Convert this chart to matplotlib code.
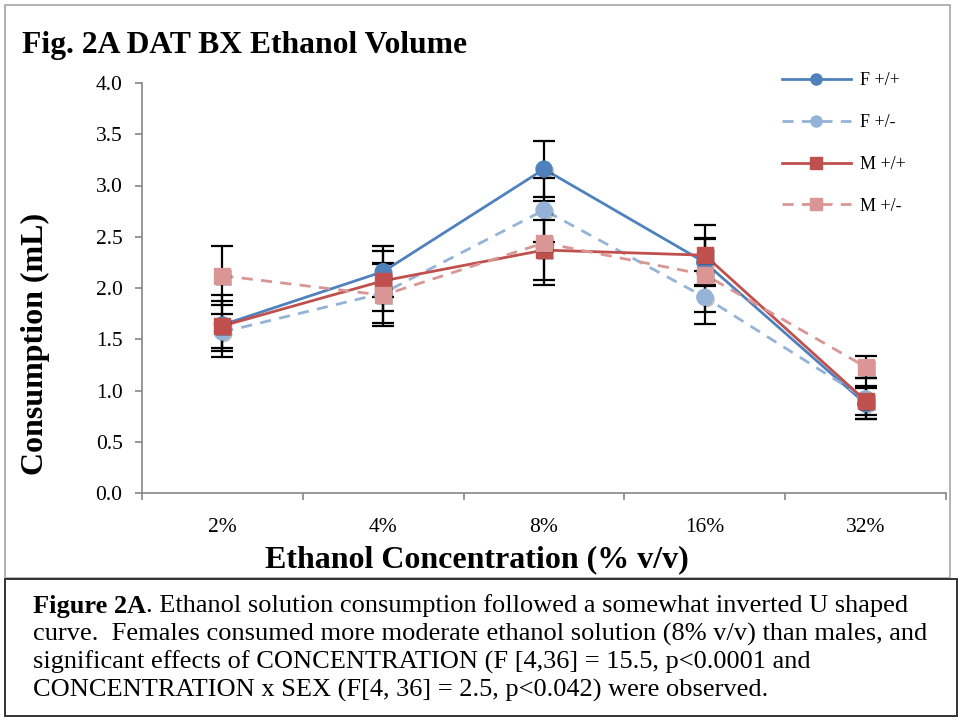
import matplotlib
matplotlib.use("Agg")
import matplotlib.pyplot as plt
import matplotlib.patheffects as pe
from matplotlib.patches import Rectangle
import numpy as np

plt.rcParams['font.family'] = ['Liberation Serif', 'DejaVu Serif']

concentrations = ["2%", "4%", "8%", "16%", "32%"]

f_wt = [1.64, 2.16, 3.16, 2.25, 0.87]
f_wt_err = [0.23, 0.25, 0.27, 0.23, 0.15]
f_het = [1.57, 1.95, 2.76, 1.91, 0.92]
f_het_err = [0.18, 0.29, 0.31, 0.26, 0.20]
m_wt = [1.63, 2.07, 2.37, 2.32, 0.90]
m_wt_err = [0.30, 0.29, 0.29, 0.29, 0.14]
m_het = [2.12, 1.93, 2.44, 2.13, 1.23]
m_het_err = [0.29, 0.30, 0.41, 0.36, 0.11]

series = [
    ("F +/+", f_wt, f_wt_err, "#4F81BD", "-", "o"),
    ("F +/-", f_het, f_het_err, "#95B3D7", "--", "o"),
    ("M +/+", m_wt, m_wt_err, "#C0504D", "-", "s"),
    ("M +/-", m_het, m_het_err, "#D99694", "--", "s"),
]

W, H = 958, 721
fig = plt.figure(figsize=(W / 100, H / 100), dpi=100)

def fx(px):
    return px / W

def fy(py):
    return 1 - py / H

ax = fig.add_axes([fx(142), fy(493), fx(946) - fx(142), fy(83) - fy(493)])
x = np.arange(len(concentrations))

shadow = [pe.withSimplePatchShadow(offset=(1.5, -1.5), shadow_rgbFace="#000000", alpha=0.25)]
handles = []
for i, (name, vals, err, col, ls, mk) in enumerate(series):
    ax.errorbar(x, vals, yerr=err, fmt="none", ecolor="black", elinewidth=1.6,
                capsize=8, capthick=1.6, zorder=2)
    ax.plot(x, vals, color=col, ls=ls, lw=2, dashes=(4, 3) if ls == "--" else (None, None),
            zorder=3 + i)
    ax.plot(x, vals, ls="none", marker=mk, ms=11.5, color=col, mec=col,
            zorder=3 + i, path_effects=shadow)
    h, = ax.plot([], [], color=col, lw=2, ls=ls, marker=mk, ms=8, mec=col,
                 dashes=(4, 3) if ls == "--" else (None, None))
    handles.append(h)

ax.set_xlim(-0.5, len(concentrations) - 0.5)
ax.set_ylim(0, 4.0)
ax.set_yticks(np.arange(0, 4.01, 0.5))
ax.set_yticklabels([f"{v:.1f}" for v in np.arange(0, 4.01, 0.5)])
ax.set_xticks(x)
ax.set_xticklabels(concentrations)
ax.set_xticks(np.arange(-0.5, len(concentrations)), minor=True)
ax.tick_params(axis="x", which="major", length=0, pad=18, labelsize=15.5)
ax.tick_params(axis="x", which="minor", length=5, width=1.2, color="#868686", direction="out")
ax.tick_params(axis="y", length=5, width=1.2, color="#868686", pad=9, labelsize=15.5)

for s in ["top", "right"]:
    ax.spines[s].set_visible(False)
for s in ["left", "bottom"]:
    ax.spines[s].set_color("#868686")
    ax.spines[s].set_linewidth(1.2)

fig.text(fx(35), fy(344), "Consumption (mL)", rotation=90, ha="center", va="center",
         fontsize=23, fontweight="bold")
fig.text(fx(477), fy(560), "Ethanol Concentration (% v/v)", ha="center", va="center",
         fontsize=23, fontweight="bold")
fig.text(fx(22), fy(45), "Fig. 2A DAT BX Ethanol Volume", ha="left", va="center",
         fontsize=22.8, fontweight="bold")

fig.legend(handles, [s[0] for s in series], loc="upper left",
           bbox_to_anchor=(fx(782), fy(72)), frameon=False, fontsize=13,
           handlelength=3.8, handletextpad=0.5, labelspacing=1.38, borderpad=0,
           borderaxespad=0)

# chart frame and caption box
fig.patches.append(Rectangle((fx(5), fy(578)), fx(950) - fx(5), fy(5) - fy(578),
                             transform=fig.transFigure, fill=False, ec="#A6A6A6", lw=1.2))
fig.patches.append(Rectangle((fx(5), fy(716)), fx(957) - fx(5), fy(579) - fy(716),
                             transform=fig.transFigure, fill=False, ec="#333333", lw=1.4))

caption = [
    ". Ethanol solution consumption followed a somewhat inverted U shaped",
    "curve.  Females consumed more moderate ethanol solution (8% v/v) than males, and",
    "significant effects of CONCENTRATION (F [4,36] = 15.5, p<0.0001 and",
    "CONCENTRATION x SEX (F[4, 36] = 2.5, p<0.042) were observed.",
]
cap_fs = 19
fig.canvas.draw()
r = fig.canvas.get_renderer()
bold = fig.text(fx(33), fy(606), "Figure 2A", ha="left", va="center", fontsize=cap_fs,
                fontweight="bold")
bw = bold.get_window_extent(r).width
fig.text(fx(33) + bw / W, fy(606), caption[0], ha="left", va="center", fontsize=cap_fs)
for k, txt in enumerate(caption[1:], start=1):
    fig.text(fx(33), fy(606 + 28 * k), txt, ha="left", va="center", fontsize=cap_fs)

fig.savefig("out.png", dpi=100)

○ ○ ○ ○ ○ ○ ○

Work required – Copy out each line exactly, without the pictures.

Response –
Convert this chart to matplotlib code.
import matplotlib
matplotlib.use("Agg")
import matplotlib.pyplot as plt
import matplotlib.patheffects as pe
from matplotlib.patches import Rectangle
import numpy as np

plt.rcParams['font.family'] = ['Liberation Serif', 'DejaVu Serif']

concentrations = ["2%", "4%", "8%", "16%", "32%"]

f_wt = [1.64, 2.16, 3.16, 2.25, 0.87]
f_wt_err = [0.23, 0.25, 0.27, 0.23, 0.15]
f_het = [1.57, 1.95, 2.76, 1.91, 0.92]
f_het_err = [0.18, 0.29, 0.31, 0.26, 0.20]
m_wt = [1.63, 2.07, 2.37, 2.32, 0.90]
m_wt_err = [0.30, 0.29, 0.29, 0.29, 0.14]
m_het = [2.12, 1.93, 2.44, 2.13, 1.23]
m_het_err = [0.29, 0.30, 0.41, 0.36, 0.11]

series = [
    ("F +/+", f_wt, f_wt_err, "#4F81BD", "-", "o"),
    ("F +/-", f_het, f_het_err, "#95B3D7", "--", "o"),
    ("M +/+", m_wt, m_wt_err, "#C0504D", "-", "s"),
    ("M +/-", m_het, m_het_err, "#D99694", "--", "s"),
]

W, H = 958, 721
fig = plt.figure(figsize=(W / 100, H / 100), dpi=100)

def fx(px):
    return px / W

def fy(py):
    return 1 - py / H

ax = fig.add_axes([fx(142), fy(493), fx(946) - fx(142), fy(83) - fy(493)])
x = np.arange(len(concentrations))

shadow = [pe.withSimplePatchShadow(offset=(1.5, -1.5), shadow_rgbFace="#000000", alpha=0.25)]
handles = []
for i, (name, vals, err, col, ls, mk) in enumerate(series):
    ax.errorbar(x, vals, yerr=err, fmt="none", ecolor="black", elinewidth=1.6,
                capsize=8, capthick=1.6, zorder=2)
    ax.plot(x, vals, color=col, ls=ls, lw=2, dashes=(4, 3) if ls == "--" else (None, None),
            zorder=3 + i)
    ax.plot(x, vals, ls="none", marker=mk, ms=11.5, color=col, mec=col,
            zorder=3 + i, path_effects=shadow)
    h, = ax.plot([], [], color=col, lw=2, ls=ls, marker=mk, ms=8, mec=col,
                 dashes=(4, 3) if ls == "--" else (None, None))
    handles.append(h)

ax.set_xlim(-0.5, len(concentrations) - 0.5)
ax.set_ylim(0, 4.0)
ax.set_yticks(np.arange(0, 4.01, 0.5))
ax.set_yticklabels([f"{v:.1f}" for v in np.arange(0, 4.01, 0.5)])
ax.set_xticks(x)
ax.set_xticklabels(concentrations)
ax.set_xticks(np.arange(-0.5, len(concentrations)), minor=True)
ax.tick_params(axis="x", which="major", length=0, pad=18, labelsize=15.5)
ax.tick_params(axis="x", which="minor", length=5, width=1.2, color="#868686", direction="out")
ax.tick_params(axis="y", length=5, width=1.2, color="#868686", pad=9, labelsize=15.5)

for s in ["top", "right"]:
    ax.spines[s].set_visible(False)
for s in ["left", "bottom"]:
    ax.spines[s].set_color("#868686")
    ax.spines[s].set_linewidth(1.2)

fig.text(fx(35), fy(344), "Consumption (mL)", rotation=90, ha="center", va="center",
         fontsize=23, fontweight="bold")
fig.text(fx(477), fy(560), "Ethanol Concentration (% v/v)", ha="center", va="center",
         fontsize=23, fontweight="bold")
fig.text(fx(22), fy(45), "Fig. 2A DAT BX Ethanol Volume", ha="left", va="center",
         fontsize=22.8, fontweight="bold")

fig.legend(handles, [s[0] for s in series], loc="upper left",
           bbox_to_anchor=(fx(782), fy(72)), frameon=False, fontsize=13,
           handlelength=3.8, handletextpad=0.5, labelspacing=1.38, borderpad=0,
           borderaxespad=0)

# chart frame and caption box
fig.patches.append(Rectangle((fx(5), fy(578)), fx(950) - fx(5), fy(5) - fy(578),
                             transform=fig.transFigure, fill=False, ec="#A6A6A6", lw=1.2))
fig.patches.append(Rectangle((fx(5), fy(716)), fx(957) - fx(5), fy(579) - fy(716),
                             transform=fig.transFigure, fill=False, ec="#333333", lw=1.4))

caption = [
    ". Ethanol solution consumption followed a somewhat inverted U shaped",
    "curve.  Females consumed more moderate ethanol solution (8% v/v) than males, and",
    "significant effects of CONCENTRATION (F [4,36] = 15.5, p<0.0001 and",
    "CONCENTRATION x SEX (F[4, 36] = 2.5, p<0.042) were observed.",
]
cap_fs = 19
fig.canvas.draw()
r = fig.canvas.get_renderer()
bold = fig.text(fx(33), fy(606), "Figure 2A", ha="left", va="center", fontsize=cap_fs,
                fontweight="bold")
bw = bold.get_window_extent(r).width
fig.text(fx(33) + bw / W, fy(606), caption[0], ha="left", va="center", fontsize=cap_fs)
for k, txt in enumerate(caption[1:], start=1):
    fig.text(fx(33), fy(606 + 28 * k), txt, ha="left", va="center", fontsize=cap_fs)

fig.savefig("out.png", dpi=100)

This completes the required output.